Since my last column the Executive Committee have been very active putting together two conferences that we hope you will attend and enjoy. The long-term strategy is to hold two meetings a year: one in conjunction with species specific veterinary group, and the other to be one of our own choosing. To begin this programme we are aiming to look at the duty of care of veterinary surgeons under the new animal welfare law, to be held before the end of the year. The second meeting is to look at farm assurance schemes and animal welfare. Do they deliver good welfare for the animals, and how might this be improved through other strategies such as self-audit (involving local veterinary surgeons) as well as independent inspections (of farmers and vets?).
Labelling of food is a contentious issue at the moment being looked at by the FAWC. Is it needed to inform consumer choice? What form should it take? Should it be like shirt-tail labels detailing several parameters, or should it be an overall ‘star’ system? What does one do about an animal that has been in an ideal husbandry system until it is killed without stunning?
The shirt-tail identifies the critical issues, which an overall banding scheme does not but are there too many such issues to make it simple and user friendly? I would be interested in receiving any thoughts you might have on this.
We are revamping the website and making links with other key organisations that we hope you will find useful, so look out for it and please let us have feedback. We also felt it helpful to have a mission statement, so if you would like to help us draft something, that would be really helpful.
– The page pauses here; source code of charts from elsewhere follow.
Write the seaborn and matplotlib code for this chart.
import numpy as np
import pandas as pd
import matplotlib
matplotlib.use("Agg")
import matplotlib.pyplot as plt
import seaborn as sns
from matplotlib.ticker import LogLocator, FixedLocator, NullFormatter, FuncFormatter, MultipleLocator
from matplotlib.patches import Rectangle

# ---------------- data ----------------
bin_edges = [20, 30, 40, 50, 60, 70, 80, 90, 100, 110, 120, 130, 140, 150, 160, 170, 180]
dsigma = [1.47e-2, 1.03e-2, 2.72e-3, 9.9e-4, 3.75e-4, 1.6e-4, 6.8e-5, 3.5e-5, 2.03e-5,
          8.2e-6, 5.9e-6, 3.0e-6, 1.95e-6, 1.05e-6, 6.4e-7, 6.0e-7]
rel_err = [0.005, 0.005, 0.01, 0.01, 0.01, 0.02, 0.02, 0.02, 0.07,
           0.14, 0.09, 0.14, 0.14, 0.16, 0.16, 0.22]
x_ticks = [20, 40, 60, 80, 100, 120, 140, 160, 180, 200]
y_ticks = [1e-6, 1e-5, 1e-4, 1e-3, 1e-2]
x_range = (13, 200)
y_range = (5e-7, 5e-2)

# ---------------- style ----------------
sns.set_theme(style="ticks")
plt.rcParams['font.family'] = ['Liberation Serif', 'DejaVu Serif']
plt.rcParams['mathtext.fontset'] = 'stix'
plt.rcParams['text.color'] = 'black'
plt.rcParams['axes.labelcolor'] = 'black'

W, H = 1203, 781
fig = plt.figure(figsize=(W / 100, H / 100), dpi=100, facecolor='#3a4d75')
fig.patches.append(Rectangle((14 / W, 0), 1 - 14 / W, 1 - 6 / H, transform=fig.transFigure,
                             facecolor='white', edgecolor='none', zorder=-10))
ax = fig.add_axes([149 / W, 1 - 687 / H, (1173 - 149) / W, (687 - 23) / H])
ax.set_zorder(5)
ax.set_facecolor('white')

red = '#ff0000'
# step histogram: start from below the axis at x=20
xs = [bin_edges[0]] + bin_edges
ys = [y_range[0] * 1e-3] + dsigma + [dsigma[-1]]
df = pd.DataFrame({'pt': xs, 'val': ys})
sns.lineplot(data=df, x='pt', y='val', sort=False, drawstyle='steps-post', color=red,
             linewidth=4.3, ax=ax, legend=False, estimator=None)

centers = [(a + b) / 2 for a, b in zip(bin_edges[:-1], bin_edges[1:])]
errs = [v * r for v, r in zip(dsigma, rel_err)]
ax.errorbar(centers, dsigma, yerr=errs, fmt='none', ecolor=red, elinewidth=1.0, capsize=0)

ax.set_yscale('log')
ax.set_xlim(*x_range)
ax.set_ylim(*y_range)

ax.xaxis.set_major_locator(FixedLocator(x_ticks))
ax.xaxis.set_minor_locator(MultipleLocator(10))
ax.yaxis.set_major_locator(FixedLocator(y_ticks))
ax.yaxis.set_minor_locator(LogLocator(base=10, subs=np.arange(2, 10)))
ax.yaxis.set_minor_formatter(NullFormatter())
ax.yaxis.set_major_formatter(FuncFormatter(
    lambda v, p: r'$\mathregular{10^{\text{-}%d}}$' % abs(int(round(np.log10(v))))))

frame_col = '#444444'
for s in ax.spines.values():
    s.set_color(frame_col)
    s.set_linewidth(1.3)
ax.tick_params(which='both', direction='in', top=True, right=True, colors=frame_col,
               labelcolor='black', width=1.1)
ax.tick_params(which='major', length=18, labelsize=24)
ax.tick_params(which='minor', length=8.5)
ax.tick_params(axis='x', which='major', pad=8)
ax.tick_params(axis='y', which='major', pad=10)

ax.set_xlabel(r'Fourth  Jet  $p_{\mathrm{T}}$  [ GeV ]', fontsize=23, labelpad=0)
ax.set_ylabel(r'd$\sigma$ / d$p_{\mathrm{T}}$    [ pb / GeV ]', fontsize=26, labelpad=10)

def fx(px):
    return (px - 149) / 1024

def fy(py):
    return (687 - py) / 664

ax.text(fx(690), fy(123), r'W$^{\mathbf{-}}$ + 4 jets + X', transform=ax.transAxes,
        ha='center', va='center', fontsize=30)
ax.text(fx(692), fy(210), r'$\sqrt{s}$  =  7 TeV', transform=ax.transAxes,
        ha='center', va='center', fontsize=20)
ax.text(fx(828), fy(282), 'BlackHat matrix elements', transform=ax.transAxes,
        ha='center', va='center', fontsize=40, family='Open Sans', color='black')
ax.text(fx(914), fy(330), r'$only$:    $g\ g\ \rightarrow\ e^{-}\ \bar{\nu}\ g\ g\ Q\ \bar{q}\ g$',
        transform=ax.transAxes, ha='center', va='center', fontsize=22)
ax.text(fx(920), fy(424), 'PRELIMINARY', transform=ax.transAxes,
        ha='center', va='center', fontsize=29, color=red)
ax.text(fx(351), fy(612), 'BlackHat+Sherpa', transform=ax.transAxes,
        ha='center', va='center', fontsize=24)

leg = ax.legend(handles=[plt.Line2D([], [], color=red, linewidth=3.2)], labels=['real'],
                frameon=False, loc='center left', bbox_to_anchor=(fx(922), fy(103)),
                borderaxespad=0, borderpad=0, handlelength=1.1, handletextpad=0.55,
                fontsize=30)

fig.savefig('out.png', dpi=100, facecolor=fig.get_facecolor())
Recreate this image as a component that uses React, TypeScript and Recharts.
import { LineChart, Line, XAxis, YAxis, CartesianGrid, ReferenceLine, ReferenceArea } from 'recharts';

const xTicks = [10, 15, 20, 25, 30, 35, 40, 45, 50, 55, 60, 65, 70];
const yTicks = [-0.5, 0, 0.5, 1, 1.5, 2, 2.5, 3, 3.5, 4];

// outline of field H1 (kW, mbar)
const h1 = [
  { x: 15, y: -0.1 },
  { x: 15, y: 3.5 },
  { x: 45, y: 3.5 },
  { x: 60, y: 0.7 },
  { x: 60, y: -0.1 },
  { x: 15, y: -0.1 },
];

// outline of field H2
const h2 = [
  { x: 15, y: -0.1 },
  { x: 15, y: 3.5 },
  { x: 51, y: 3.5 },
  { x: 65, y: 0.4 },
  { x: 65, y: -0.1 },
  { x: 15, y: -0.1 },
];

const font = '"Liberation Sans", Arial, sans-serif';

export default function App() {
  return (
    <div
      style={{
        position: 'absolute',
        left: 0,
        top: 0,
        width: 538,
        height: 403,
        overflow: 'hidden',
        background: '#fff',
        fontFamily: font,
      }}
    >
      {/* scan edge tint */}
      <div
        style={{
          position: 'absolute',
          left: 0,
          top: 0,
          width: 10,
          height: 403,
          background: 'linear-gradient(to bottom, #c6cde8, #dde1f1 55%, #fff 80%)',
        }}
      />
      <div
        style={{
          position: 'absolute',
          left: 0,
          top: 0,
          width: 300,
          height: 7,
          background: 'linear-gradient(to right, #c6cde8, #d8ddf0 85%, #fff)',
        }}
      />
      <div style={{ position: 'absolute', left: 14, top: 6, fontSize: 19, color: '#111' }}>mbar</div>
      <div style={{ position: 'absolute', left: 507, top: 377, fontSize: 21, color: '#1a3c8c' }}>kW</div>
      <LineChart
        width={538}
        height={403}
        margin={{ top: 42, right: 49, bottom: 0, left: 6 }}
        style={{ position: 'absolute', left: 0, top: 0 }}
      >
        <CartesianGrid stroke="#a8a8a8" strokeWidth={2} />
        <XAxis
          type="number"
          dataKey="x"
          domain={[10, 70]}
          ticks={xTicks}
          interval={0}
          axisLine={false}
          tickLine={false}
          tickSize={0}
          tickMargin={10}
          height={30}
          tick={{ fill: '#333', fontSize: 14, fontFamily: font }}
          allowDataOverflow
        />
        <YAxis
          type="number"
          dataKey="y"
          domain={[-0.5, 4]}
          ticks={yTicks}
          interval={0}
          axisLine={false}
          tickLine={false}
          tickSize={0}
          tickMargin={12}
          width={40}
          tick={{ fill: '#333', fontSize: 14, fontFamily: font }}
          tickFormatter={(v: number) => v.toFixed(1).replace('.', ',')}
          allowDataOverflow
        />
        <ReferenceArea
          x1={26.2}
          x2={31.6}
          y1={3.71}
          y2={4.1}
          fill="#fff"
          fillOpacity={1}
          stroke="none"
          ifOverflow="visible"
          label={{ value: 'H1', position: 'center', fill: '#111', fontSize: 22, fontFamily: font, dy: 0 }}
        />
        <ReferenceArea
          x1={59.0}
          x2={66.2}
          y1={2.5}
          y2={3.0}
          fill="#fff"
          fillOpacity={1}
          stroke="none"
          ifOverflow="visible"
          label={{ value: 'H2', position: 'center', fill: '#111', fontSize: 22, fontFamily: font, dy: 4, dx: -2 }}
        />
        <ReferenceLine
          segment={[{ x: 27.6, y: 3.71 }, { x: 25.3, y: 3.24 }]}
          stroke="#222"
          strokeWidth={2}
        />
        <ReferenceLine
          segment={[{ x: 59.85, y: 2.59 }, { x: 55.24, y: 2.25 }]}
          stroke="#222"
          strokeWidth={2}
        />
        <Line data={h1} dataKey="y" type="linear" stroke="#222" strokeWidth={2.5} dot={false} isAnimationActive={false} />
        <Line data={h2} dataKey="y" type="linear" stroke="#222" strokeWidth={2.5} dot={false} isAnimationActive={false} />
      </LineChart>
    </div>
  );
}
This is our starter:
The aim of AWSELVA is to promote the welfare of animals through evaluation and debate of the science and ethics and their application into laws, guidance, codes and audit.
Finally, I am looking for contributors to a small booklet I would like to prepare on veterinary ethics that would be distributed free to all vet students by AWSELVA. We would hope that this would be timely to help vet schools deliver courses on animal welfare science, ethics and law into the re-drafted RCVS core curriculum.